Steilacoom has only three hundred inhabitants, and is possessed of three churches and two school-houses. A boarding-school for girls is kept by the Sisters of Charity. The Masons, also, have a hall; the other public buildings being a Court-house and Jail—the latter built of brick, and very substantial. From Steilacoom east, via the Nachess Pass, to Wallula, on the Columbia River, is 225 miles. The altitude of this pass is 3,467 feet; but was opened and used as an emigrant road in 1853, and had $20,000 expended on it by the Government, in 1854. It is now, however, so blocked up by fallen timber as to be impassable for wagons. A recent discovery of valuable iron-ore on the Puyallup River, about fifteen miles from Steilacoom, has given additional importance to this place as a manufacturing point. Opposite to Steilacoom, on a small inlet, is an establishment for manufacturing oil from the dog-fish, before spoken of. This establishment is owned by Col. Pardee, an enterprising gentleman from New Haven, Ct.

Leaving Steilacoom, we steam up the "Narrows"—a strait four miles long by one in width, through which the water runs with great force at the ebb and flow of the tide—and pass by Point Defiance, a high bluff on which defensive fortifications may, at some future time, be erected by the Government. A few miles below Point Defiance is Commencement Bay, on which the town of Tacoma is situated—the first of the great lumbering establishments we come to after passing into that wider portion of the Sound known on the maps as Admiralty Inlet; Puget Sound being, in reality, only that portion of this great body of water south of the Narrows.

On the clearing away of the mists of early morning we find the air on the Sound very bright and bracing. A slight breeze just ripples the blue waters of this Mediterranean sea; the summer sky is delicately mottled with flecks of foam-white clouds; seals sport below; birds flit from shore to shore above; a golden silence, only broken by the paddle-wheels of our steamer, wraps all together in a dreamy unreality very charming to the tourist. Occasionally a white sail, gleaming in mid-distance, adds an interest to the scene; while it, at the same time, suggests what these waters will in time resemble, when palaces shall be reflected in their margins, and the winged messengers of commerce shall glide continually from point to point of these now fir-clad slopes, laden with the precious cargoes of the Orient, making this northern sea a second Bosphorus for beauty and magnificence.

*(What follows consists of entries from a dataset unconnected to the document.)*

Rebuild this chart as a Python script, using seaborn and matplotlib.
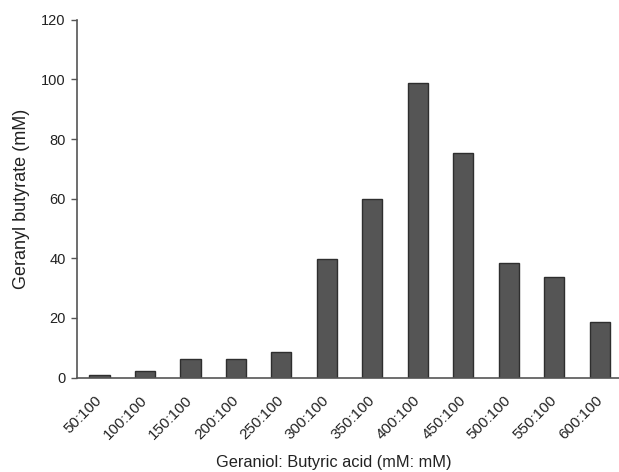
import matplotlib
matplotlib.use("Agg")
import matplotlib.pyplot as plt
import matplotlib.transforms as mtransforms
import seaborn as sns
import pandas as pd

categories = ["50:100", "100:100", "150:100", "200:100", "250:100", "300:100",
              "350:100", "400:100", "450:100", "500:100", "550:100", "600:100"]
values = [1.0, 2.3, 6.4, 6.4, 8.7, 39.7, 60.0, 98.8, 75.3, 38.6, 33.6, 18.8]

sns.set_style("white")
plt.rcParams['font.family'] = ['Liberation Sans', 'DejaVu Sans']

df = pd.DataFrame({"ratio": categories, "butyrate": values})

fig = plt.figure(figsize=(6.19, 4.72), dpi=100)
ax = fig.add_axes([0.124, 0.2, 0.882, 0.758])
sns.barplot(data=df, x="ratio", y="butyrate", color="#555555", width=0.44,
            edgecolor="#2e2e2e", linewidth=1.0, saturation=1, ax=ax)
ax.set_xlim(-0.5, 11.5)
ax.set_ylim(0, 120)
ax.set_yticks(range(0, 121, 20))
for s in ["top", "right"]:
    ax.spines[s].set_visible(False)
for s in ["left", "bottom"]:
    ax.spines[s].set_color("#555555")
    ax.spines[s].set_linewidth(1.2)
ax.tick_params(axis="y", which="both", left=True, length=4, width=1, color="#555555",
               labelsize=10.5, labelcolor="#222222", pad=4)
ax.tick_params(axis="x", bottom=False, labelsize=11, labelcolor="#222222", pad=8)
offset = mtransforms.ScaledTranslation(-5 / 100, 0, fig.dpi_scale_trans)
for lab in ax.get_xticklabels():
    lab.set_rotation(45)
    lab.set_ha("right")
    lab.set_rotation_mode("anchor")
    lab.set_transform(lab.get_transform() + offset)
ax.set_xlabel("Geraniol: Butyric acid (mM: mM)", fontsize=11.8, color="#222222")
ax.xaxis.set_label_coords(0.47, -0.215)
ax.set_ylabel("Geranyl butyrate (mM)", fontsize=13, color="#222222", labelpad=8)

fig.savefig("out.png", dpi=100)
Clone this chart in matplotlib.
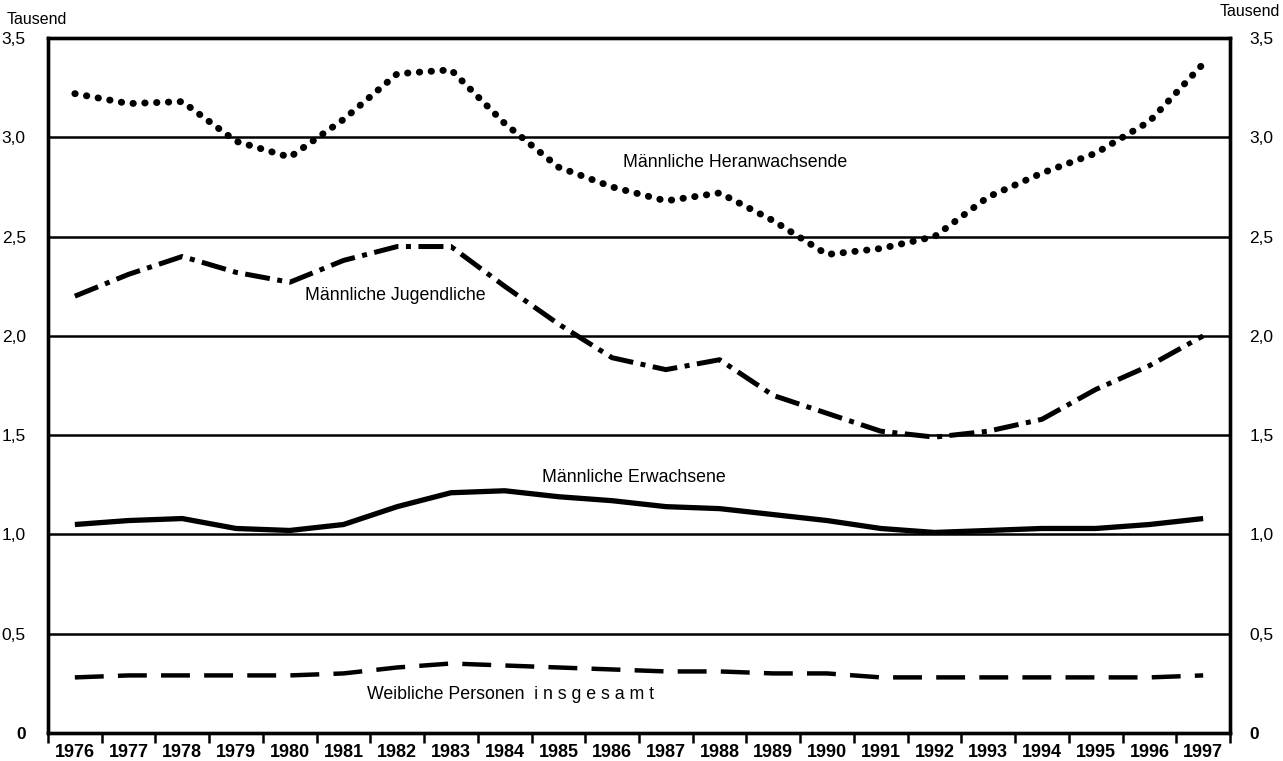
import matplotlib.pyplot as plt
import numpy as np

plt.rcParams["font.family"] = ["Liberation Sans", "DejaVu Sans"]

jahre = list(range(1976, 1998))
heranwachsende = [3.22, 3.17, 3.18, 2.98, 2.90, 3.09, 3.32, 3.34, 3.07, 2.85, 2.75,
                  2.68, 2.72, 2.58, 2.41, 2.44, 2.50, 2.70, 2.82, 2.92, 3.08, 3.37]
jugendliche = [2.20, 2.31, 2.40, 2.32, 2.27, 2.38, 2.45, 2.45, 2.25, 2.06, 1.89,
               1.83, 1.88, 1.70, 1.61, 1.52, 1.49, 1.52, 1.58, 1.73, 1.85, 2.00]
erwachsene = [1.05, 1.07, 1.08, 1.03, 1.02, 1.05, 1.14, 1.21, 1.22, 1.19, 1.17,
              1.14, 1.13, 1.10, 1.07, 1.03, 1.01, 1.02, 1.03, 1.03, 1.05, 1.08]
weibliche = [0.28, 0.29, 0.29, 0.29, 0.29, 0.30, 0.33, 0.35, 0.34, 0.33, 0.32,
             0.31, 0.31, 0.30, 0.30, 0.28, 0.28, 0.28, 0.28, 0.28, 0.28, 0.29]
y_ticks = [0, 0.5, 1.0, 1.5, 2.0, 2.5, 3.0, 3.5]
y_labels = ["0", "0,5", "1,0", "1,5", "2,0", "2,5", "3,0", "3,5"]

fig = plt.figure(figsize=(12.83, 7.61), dpi=100)
ax = fig.add_axes([0.0374, 0.0368, 0.9213, 0.9132])
x = np.arange(len(jahre))

# horizontale Linien
for y in y_ticks[1:-1]:
    ax.axhline(y, color="black", lw=1.8, zorder=1)

ax.plot(x, heranwachsende, color="black", lw=5.0, linestyle=(0, (0.05, 1.65)),
        dash_capstyle="round")
ax.plot(x, jugendliche, color="black", lw=3.6, linestyle=(0, (5, 1.5, 1, 1.5)))
ax.plot(x, erwachsene, color="black", lw=3.8, solid_capstyle="butt")
ax.plot(x, weibliche, color="black", lw=3.2, linestyle=(0, (6.5, 3.2)))

ax.text(12.28, 2.875, "Männliche Heranwachsende", fontsize=12.8, ha="center", va="center")
ax.text(5.97, 2.205, "Männliche Jugendliche", fontsize=12.8, ha="center", va="center")
ax.text(10.4, 1.285, "Männliche Erwachsene", fontsize=12.8, ha="center", va="center")
ax.text(8.1, 0.195, "Weibliche Personen  i n s g e s a m t", fontsize=12.8,
        ha="center", va="center")

ax.set_xlim(-0.5, len(jahre) - 0.5)
ax.set_ylim(0, 3.5)
ax.set_xticks(x)
ax.set_xticklabels([str(j) for j in jahre], fontsize=13, fontweight="bold")
ax.set_xticks(np.arange(-0.5, len(jahre), 1), minor=True)
ax.tick_params(axis="x", which="major", length=0, pad=8)
ax.tick_params(axis="x", which="minor", length=7, width=1.8, direction="out")

ax.set_yticks(y_ticks)
ax.set_yticklabels(y_labels, fontsize=12.5)
ax.tick_params(axis="y", length=0, pad=16)
ax.get_yticklabels()[0].set_fontweight("bold")

ax2 = ax.twinx()
ax2.set_ylim(0, 3.5)
ax2.set_yticks(y_ticks)
ax2.set_yticklabels(y_labels, fontsize=12.5)
ax2.tick_params(axis="y", length=0, pad=14)
ax2.get_yticklabels()[0].set_fontweight("bold")

for a in (ax, ax2):
    for s in a.spines.values():
        s.set_linewidth(2.4)

fig.text(0.005, 0.974, "Tausend", fontsize=11.5, ha="left", va="center")
fig.text(0.998, 0.985, "Tausend", fontsize=11.5, ha="right", va="center")

fig.savefig("out.png", dpi=100)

Seventy-two miles from Olympia, by steamer, we come to Seattle, the most important commercial town on the Sound. It is situated upon an inlet six and a half miles long by two wide, with a general direction of east by south, known as Dwamish, or Elliot Bay. This inlet has a depth of water through the middle, ranging from forty to eighty-eight fathoms, with from ten to twenty fathoms on the anchoring grounds. It receives the waters of the Dwamish River, a stream which has only a length of ten miles, and is the outlet merely of the Black, Green, White, and Cedar rivers; all of them having rich agricultural valleys, making, in conjunction with the commerce of Seattle, King County the richest county of Western Washington.

Three miles immediately east of Seattle is Lake Washington (or Dwamish), connected with the bay by the Dwamish River. This lake lies but eighteen and a half feet above tide-water, making it a matter of trifling expense to open continuous navigation for small steamers into it. On the borders of Lake Washington, about nine miles from Seattle, is a coal-mine of excellent quality, and inexhaustible quantity. A company is working it, who have barges and steam-tugs on the lake, for its transportation in cars to the tramway which conducts to tide-water. A canal is talked of as an outlet to the lake. Should the United States Government conclude to erect a naval station on Lake Washington, as it may, the question of an outlet suitable for large vessels will no longer be in doubt. Probably no better locality for naval purposes could be selected than this; combining, as it does, fresh water of sufficient depth, exhaustless supplies of ship-building timber within easy distance, and extensive deposits of coal and iron—the latter alone being distant some thirty or forty miles, on the line of the projected railroad through the Snoqualmie Pass.

This famous pass is 2,600 feet above the sea, and only sixty-one miles, in an easterly direction, from Seattle. It is on this ground that this town has so loudly asserted its claim to become the terminus of the Northern Pacific Railroad—a grade of eighty feet to the mile being all that is required to construct the road through the Cascades from this point east. A wagon-road is now open, via this pass, to the plains on the eastern side of the Cascade Mountains, and the Yakima Valley. This is the route by which cattle and sheep are driven from the great pastures of Eastern Washington to the markets of the Sound and Vancouver's Island.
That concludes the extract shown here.